Waiting For Hunger Week1D1: Smaller Plates

Welcome to day one, week one of the Waiting for Hunger Challenge! I’ve compiled a list of participants in hopes that we can encourage each other in the coming days and weeks as we form new habits. It’s not too late to join us; feel free to leave a comment in this post if you’d like to be added to the list.

Waiting for Hunger Participants

BCGirlie

Happy Girl 

Kayla 

Erika

Lindsay

Kelsey

Jackie

Rennie

Ella

Yaya

Jen

I’ll be using the comments section as a chat area too for communication throughout the day. Today’s theme is using smaller plates and bowls. I’ve heard this tip numerous times, and it wasn’t until this morning that I decided to actually see how it would work.

I woke up around 7am pretty hungry. Because I’m in a cold cereal phase right now I grabbed one of my smallest bowls off the shelf. I know that cereal doesn’t do much for my hunger and I’ve had issues in the past with overeating it, but I’m ready to try again. It’s what I wanted. Small bowl of Mother’s Choice Honey O’s with whole organic milk.

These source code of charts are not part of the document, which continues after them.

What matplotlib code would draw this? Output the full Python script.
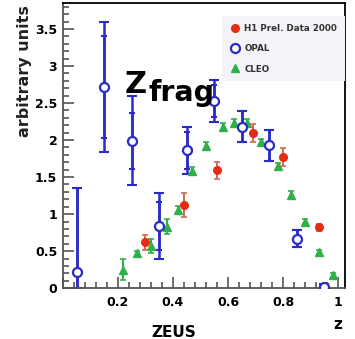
import numpy as np
import matplotlib
matplotlib.use('Agg')
from matplotlib import pyplot as plt
from matplotlib.ticker import MultipleLocator, FuncFormatter

# Z_frag distributions: H1 preliminary vs OPAL vs CLEO
h1_z = [0.30, 0.44, 0.56, 0.69, 0.80, 0.93]
h1_y = [0.62, 1.12, 1.59, 2.09, 1.77, 0.82]
h1_err = [0.10, 0.16, 0.12, 0.12, 0.12, 0.05]

opal_z = [0.05, 0.15, 0.25, 0.35, 0.45, 0.55, 0.65, 0.75, 0.85, 0.95]
opal_y = [0.22, 2.72, 1.99, 0.84, 1.86, 2.53, 2.18, 1.93, 0.67, 0.02]
opal_tot = [1.13, 0.88, 0.60, 0.44, 0.32, 0.28, 0.21, 0.21, 0.11, 0.03]
opal_stat = [1.13, 0.69, 0.38, 0.33, 0.25, 0.22, 0.21, 0.21, 0.11, 0.03]

cleo_z = [0.22, 0.27, 0.32, 0.38, 0.42, 0.47, 0.52, 0.58,
          0.62, 0.67, 0.72, 0.78, 0.83, 0.88, 0.93, 0.98]
cleo_y = [0.25, 0.47, 0.57, 0.83, 1.06, 1.58, 1.92, 2.18,
          2.23, 2.23, 1.97, 1.65, 1.26, 0.90, 0.49, 0.18]
cleo_err = [0.14, 0.03, 0.09, 0.10, 0.05, 0.05, 0.05, 0.05,
            0.05, 0.05, 0.05, 0.04, 0.05, 0.03, 0.03, 0.03]

red = '#e52b12'
blue = '#2b2bc8'
green = '#2fb04a'

fig = plt.figure(figsize=(3.55, 3.39), dpi=100)
ax = fig.add_axes([0.177, 0.150, 0.795, 0.841])

# OPAL: total error with caps, stat error with small ticks
y = np.array(opal_y)
tot = np.array(opal_tot)
stat = np.array(opal_stat)
ax.errorbar(opal_z, opal_y, yerr=[np.minimum(tot, y), tot], fmt='none',
            ecolor=blue, elinewidth=1.8, capsize=3.5, capthick=1.5, zorder=2)
ax.errorbar(opal_z, opal_y, yerr=[np.minimum(stat, y), stat], fmt='none',
            ecolor=blue, elinewidth=1.8, capsize=2.5, capthick=1.5, zorder=2)
ax.plot(opal_z, opal_y, 'o', ms=6.5, mfc='white', mec=blue, mew=1.6,
        zorder=4, label='OPAL')

ax.errorbar(cleo_z, cleo_y, yerr=cleo_err, fmt='none', ecolor=green,
            elinewidth=1.5, capsize=2.5, capthick=1.2, zorder=3)
ax.plot(cleo_z, cleo_y, '^', ms=5.5, color=green, zorder=3, label='CLEO')

ax.errorbar(h1_z, h1_y, yerr=h1_err, fmt='none', ecolor='#d06a50',
            elinewidth=1.4, capsize=2.5, capthick=1.2, zorder=5)
ax.plot(h1_z, h1_y, 'o', ms=5.5, color=red, zorder=5,
        label='H1 Prel. Data 2000')

ax.set_xlim(0, 1.025)
ax.set_ylim(0, 3.85)

ax.xaxis.set_major_locator(MultipleLocator(0.2))
ax.xaxis.set_minor_locator(MultipleLocator(0.04))
ax.xaxis.set_major_formatter(FuncFormatter(lambda v, p: '' if v < 0.01 else f'{v:.1g}'))
ax.yaxis.set_major_locator(MultipleLocator(0.5))
ax.yaxis.set_minor_locator(MultipleLocator(0.1))
ax.yaxis.set_major_formatter('{x:.2g}')
ax.tick_params(which='both', direction='in', width=1.2, color='#555555')
ax.tick_params(which='major', length=8, labelsize=9)
ax.tick_params(which='minor', length=4)
ax.tick_params(axis='x', pad=6)
ax.tick_params(axis='y', pad=4)
for lab in ax.get_xticklabels() + ax.get_yticklabels():
    lab.set_fontweight('bold')
for s in ax.spines.values():
    s.set_linewidth(1.3)
ax.spines['left'].set_color('#555555')
ax.spines['bottom'].set_color('#555555')

fig.text(0.07, 0.985, 'arbitrary units', rotation=90, ha='center', va='top',
         fontsize=11.5, fontweight='bold', color='#222222')
fig.text(0.952, 0.042, 'z', ha='center', va='center',
         fontsize=11, fontweight='bold')
fig.text(0.49, 0.040, 'ZEUS', ha='center', va='top',
         fontsize=11, fontweight='bold')

# Z_frag label: big Z plus wide subscript
ax.text(0.22, 0.685, 'Z', transform=ax.transAxes, ha='left',
        va='baseline', fontsize=22, fontweight='bold', zorder=10)
ax.text(0.305, 0.655, 'frag', transform=ax.transAxes, ha='left',
        va='baseline', fontsize=20.5, fontweight='bold', zorder=10)

handles, labels = ax.get_legend_handles_labels()
order = [labels.index('H1 Prel. Data 2000'), labels.index('OPAL'),
         labels.index('CLEO')]
leg = ax.legend([handles[i] for i in order], [labels[i] for i in order],
                loc='upper right', bbox_to_anchor=(1.0, 0.955), fontsize=6.3,
                frameon=True, fancybox=False, framealpha=1,
                handlelength=1.0, handletextpad=0.6, labelspacing=1.3,
                borderpad=0.9, borderaxespad=0.0)
leg.get_frame().set_facecolor('#f4f4f8')
leg.get_frame().set_edgecolor('none')
for t in leg.get_texts():
    t.set_fontweight('bold')
    t.set_color('#333333')

plt.savefig('out.png', dpi=100)
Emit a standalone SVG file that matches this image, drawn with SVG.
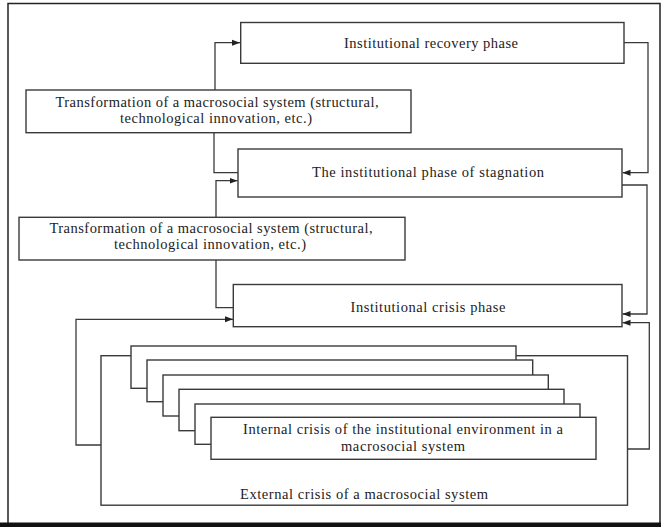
<svg xmlns="http://www.w3.org/2000/svg" width="661" height="527" viewBox="0 0 661 527">
<defs>
<style>
.box{fill:#fff;stroke:#3a3a3a;stroke-width:1.4}
.ln{fill:none;stroke:#3a3a3a;stroke-width:1.3}
.t{font-family:"Liberation Serif","Times New Roman",serif;font-size:14.5px;fill:#222;text-anchor:middle}
</style>
<marker id="ah" markerUnits="userSpaceOnUse" markerWidth="8" markerHeight="8" viewBox="0 0 8 8" refX="8" refY="4" orient="auto">
<path d="M0,1 L8,4 L0,7 Z" fill="#222"/>
</marker>
</defs>
<rect x="0" y="0" width="661" height="527" fill="#fff"/>
<g id="frame">
<path d="M8,523 L8,3.5 L660,3.5 L660,523" fill="none" stroke="#222" stroke-width="1.5"/>
<rect x="0" y="522.5" width="661" height="4.5" fill="#111"/>
</g>
<g id="connectors">
<path class="ln" d="M215,90 V42.7 H240" marker-end="url(#ah)"/>
<path class="ln" d="M214,132.7 V172.7 H238"/>
<path class="ln" d="M216,217.3 V180.7 H237.5" marker-end="url(#ah)"/>
<path class="ln" d="M216,260 V307.7 H233.3"/>
<path class="ln" d="M624,42.7 H648 V172.7 H622.5" marker-end="url(#ah)"/>
<path class="ln" d="M622,185 H647 V314 H622.5" marker-end="url(#ah)"/>
<path class="ln" d="M627.5,449 H649.3 V322.7 H622.5" marker-end="url(#ah)"/>
<path class="ln" d="M101,445 H76 V319.3 H233" marker-end="url(#ah)"/>
</g>
<g id="recovery">
<rect class="box" x="240.7" y="22.5" width="383.3" height="40.8"/>
<text class="t" x="431" y="48" textLength="174" lengthAdjust="spacing">Institutional recovery phase</text>
</g>
<g id="transformation1">
<rect class="box" x="26" y="90" width="385" height="42.7"/>
<text class="t" x="217" y="107" textLength="323" lengthAdjust="spacing">Transformation of a macrosocial system (structural,</text>
<text class="t" x="216" y="122.5" textLength="192" lengthAdjust="spacing">technological innovation, etc.)</text>
</g>
<g id="stagnation">
<rect class="box" x="238" y="149" width="384" height="48"/>
<text class="t" x="428" y="177" textLength="232" lengthAdjust="spacing">The institutional phase of stagnation</text>
</g>
<g id="transformation2">
<rect class="box" x="19" y="217.3" width="386" height="42.7"/>
<text class="t" x="211" y="233" textLength="323" lengthAdjust="spacing">Transformation of a macrosocial system (structural,</text>
<text class="t" x="210" y="249" textLength="192" lengthAdjust="spacing">technological innovation, etc.)</text>
</g>
<g id="crisis">
<rect class="box" x="233.3" y="284.5" width="388.7" height="42.2"/>
<text class="t" x="428" y="311.5" textLength="155" lengthAdjust="spacing">Institutional crisis phase</text>
</g>
<g id="external">
<rect class="box" x="101" y="355.7" width="526.5" height="149.5"/>
<text class="t" x="364" y="499" textLength="248" lengthAdjust="spacing">External crisis of a macrosocial system</text>
</g>
<g id="internal">
<rect class="box" x="131" y="346" width="385" height="42.3"/>
<rect class="box" x="147" y="360" width="385.7" height="41.7"/>
<rect class="box" x="163" y="375" width="385.3" height="41"/>
<rect class="box" x="179" y="389.3" width="385" height="41.4"/>
<rect class="box" x="195" y="404" width="385" height="40.3"/>
<rect class="box" x="211" y="417.3" width="385" height="42"/>
<text class="t" x="403" y="434" textLength="320" lengthAdjust="spacing">Internal crisis of the institutional environment in a</text>
<text class="t" x="403" y="451" textLength="124" lengthAdjust="spacing">macrosocial system</text>
</g>
</svg>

About three hours later I could feel hunger pangs again. I got a few chores and work done and decided that I would make one of my favorite big breakfasts for me and Josh. Doing this would require a few habit changes 1) getting over the guilt of feeling hungry again 2) using a smaller plate 3) eating slowly and enjoying my food 4) being okay with leftovers and 5) instead of dividing the food in half I presented everything buffet style and filled my little appetizer plate without layering. By doing this, I was eating a fourth of what I normally would. In the future I hope to get used to preparing smaller amounts of food and being comfortable with having less on hand. For now, I’m okay with putting it in the refrigerator for later.

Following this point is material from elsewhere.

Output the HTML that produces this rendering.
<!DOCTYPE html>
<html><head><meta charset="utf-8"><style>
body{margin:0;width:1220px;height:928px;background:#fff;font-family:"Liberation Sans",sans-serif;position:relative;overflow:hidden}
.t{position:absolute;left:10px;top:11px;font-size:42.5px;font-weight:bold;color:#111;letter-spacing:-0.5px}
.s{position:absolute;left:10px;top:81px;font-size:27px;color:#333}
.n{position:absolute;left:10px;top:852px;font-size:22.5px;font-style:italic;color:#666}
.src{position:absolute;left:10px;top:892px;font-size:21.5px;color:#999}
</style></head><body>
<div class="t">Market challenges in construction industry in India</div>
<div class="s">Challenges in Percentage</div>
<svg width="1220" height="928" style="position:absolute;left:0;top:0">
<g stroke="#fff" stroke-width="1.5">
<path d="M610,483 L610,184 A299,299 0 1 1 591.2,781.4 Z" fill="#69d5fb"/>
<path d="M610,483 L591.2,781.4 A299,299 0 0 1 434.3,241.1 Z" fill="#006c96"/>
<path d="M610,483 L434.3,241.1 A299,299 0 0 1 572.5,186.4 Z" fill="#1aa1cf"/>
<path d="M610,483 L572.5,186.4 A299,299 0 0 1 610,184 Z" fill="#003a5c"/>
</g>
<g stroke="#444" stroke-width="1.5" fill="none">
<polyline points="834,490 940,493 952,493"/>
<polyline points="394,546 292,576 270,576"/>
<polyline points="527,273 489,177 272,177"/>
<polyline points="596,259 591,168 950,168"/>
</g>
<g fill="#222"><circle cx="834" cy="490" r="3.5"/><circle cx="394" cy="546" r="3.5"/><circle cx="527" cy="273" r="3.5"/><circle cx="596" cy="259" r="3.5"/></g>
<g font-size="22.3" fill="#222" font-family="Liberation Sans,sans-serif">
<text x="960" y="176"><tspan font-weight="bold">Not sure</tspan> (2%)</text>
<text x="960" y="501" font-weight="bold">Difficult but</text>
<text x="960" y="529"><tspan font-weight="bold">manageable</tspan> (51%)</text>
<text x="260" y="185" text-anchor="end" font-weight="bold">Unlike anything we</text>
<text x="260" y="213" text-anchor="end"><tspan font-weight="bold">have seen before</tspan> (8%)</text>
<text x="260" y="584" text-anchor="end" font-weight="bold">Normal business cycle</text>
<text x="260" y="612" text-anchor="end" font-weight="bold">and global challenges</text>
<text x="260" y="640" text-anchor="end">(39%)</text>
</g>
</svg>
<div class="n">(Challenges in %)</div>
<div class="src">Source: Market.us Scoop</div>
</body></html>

Another tip was cutting things like bread into smaller pieces. Normally I would have two large slices of bread, four slices of bacon, two eggs and a cup of fried potatoes. No wonder I have food issues.  Today, using the small plate method, I at 1/2 slice of bread, 2 slices of bacon, 1 egg, and about 1/4-1/2 c. potatoes. That’s a significant difference and I’m full, but not uncomfortably so.

I’m realizing and truly trying to understand that I don’t need so much food. I ordered a salad last night and couldn’t believe how enormous it was. It was enough for 2-3 meals.